-- BEGIN --
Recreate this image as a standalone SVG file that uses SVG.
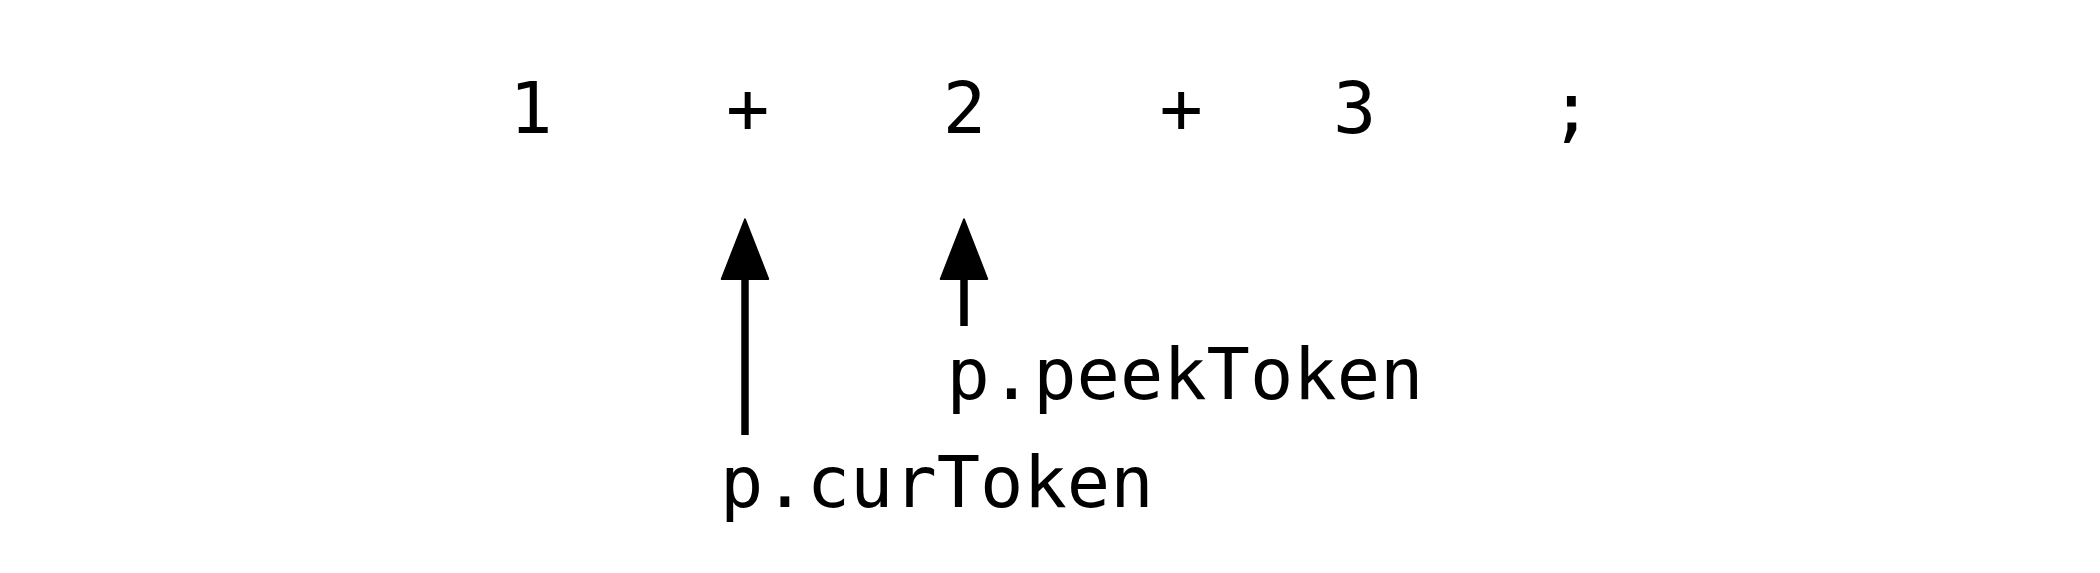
<svg xmlns="http://www.w3.org/2000/svg" width="2100" height="573" viewBox="0 0 2100 573">
  <style>
    .t { font-family: "DejaVu Sans Mono", "Liberation Mono", monospace; font-size: 72px; fill: #000; }
    .ptr { stroke: #000; stroke-width: 7.5; fill: none; marker-end: url(#head); }
  </style>
  <defs>
    <marker id="head" markerUnits="userSpaceOnUse" markerWidth="60" markerHeight="70" viewBox="-30 -5 60 75" refX="0" refY="0" orient="auto" overflow="visible">
      <path d="M0,-25 L64,0 L0,25 Z" fill="#000" stroke="#000" stroke-width="2" stroke-linejoin="round"/>
    </marker>
  </defs>
  <rect width="2100" height="573" fill="#fff"/>
  <g id="tok-1"><text class="t" x="509.3" y="132.5">1</text></g>
  <g id="tok-plus1"><text class="t" x="726" y="132.5">+</text></g>
  <g id="tok-2"><text class="t" x="942.8" y="132.5">2</text></g>
  <g id="tok-plus2"><text class="t" x="1159.5" y="132.5">+</text></g>
  <g id="tok-3"><text class="t" x="1333" y="132.5">3</text></g>
  <g id="tok-semi"><text class="t" x="1549.7" y="132.5">;</text></g>
  <g id="label-cur"><text class="t" x="720" y="507">p.curToken</text></g>
  <g id="label-peek"><text class="t" x="946.5" y="399">p.peekToken</text></g>
  <g id="connectors">
    <line class="ptr" x1="745" y1="435" x2="745" y2="279"/>
    <line class="ptr" x1="964" y1="326" x2="964" y2="279"/>
  </g>
</svg>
-- END --
What the task asks – Without the pictures, write out all of the material exactly.

Result of the exercise –
Recreate this image as a standalone SVG file that uses SVG.
<svg xmlns="http://www.w3.org/2000/svg" width="2100" height="573" viewBox="0 0 2100 573">
  <style>
    .t { font-family: "DejaVu Sans Mono", "Liberation Mono", monospace; font-size: 72px; fill: #000; }
    .ptr { stroke: #000; stroke-width: 7.5; fill: none; marker-end: url(#head); }
  </style>
  <defs>
    <marker id="head" markerUnits="userSpaceOnUse" markerWidth="60" markerHeight="70" viewBox="-30 -5 60 75" refX="0" refY="0" orient="auto" overflow="visible">
      <path d="M0,-25 L64,0 L0,25 Z" fill="#000" stroke="#000" stroke-width="2" stroke-linejoin="round"/>
    </marker>
  </defs>
  <rect width="2100" height="573" fill="#fff"/>
  <g id="tok-1"><text class="t" x="509.3" y="132.5">1</text></g>
  <g id="tok-plus1"><text class="t" x="726" y="132.5">+</text></g>
  <g id="tok-2"><text class="t" x="942.8" y="132.5">2</text></g>
  <g id="tok-plus2"><text class="t" x="1159.5" y="132.5">+</text></g>
  <g id="tok-3"><text class="t" x="1333" y="132.5">3</text></g>
  <g id="tok-semi"><text class="t" x="1549.7" y="132.5">;</text></g>
  <g id="label-cur"><text class="t" x="720" y="507">p.curToken</text></g>
  <g id="label-peek"><text class="t" x="946.5" y="399">p.peekToken</text></g>
  <g id="connectors">
    <line class="ptr" x1="745" y1="435" x2="745" y2="279"/>
    <line class="ptr" x1="964" y1="326" x2="964" y2="279"/>
  </g>
</svg>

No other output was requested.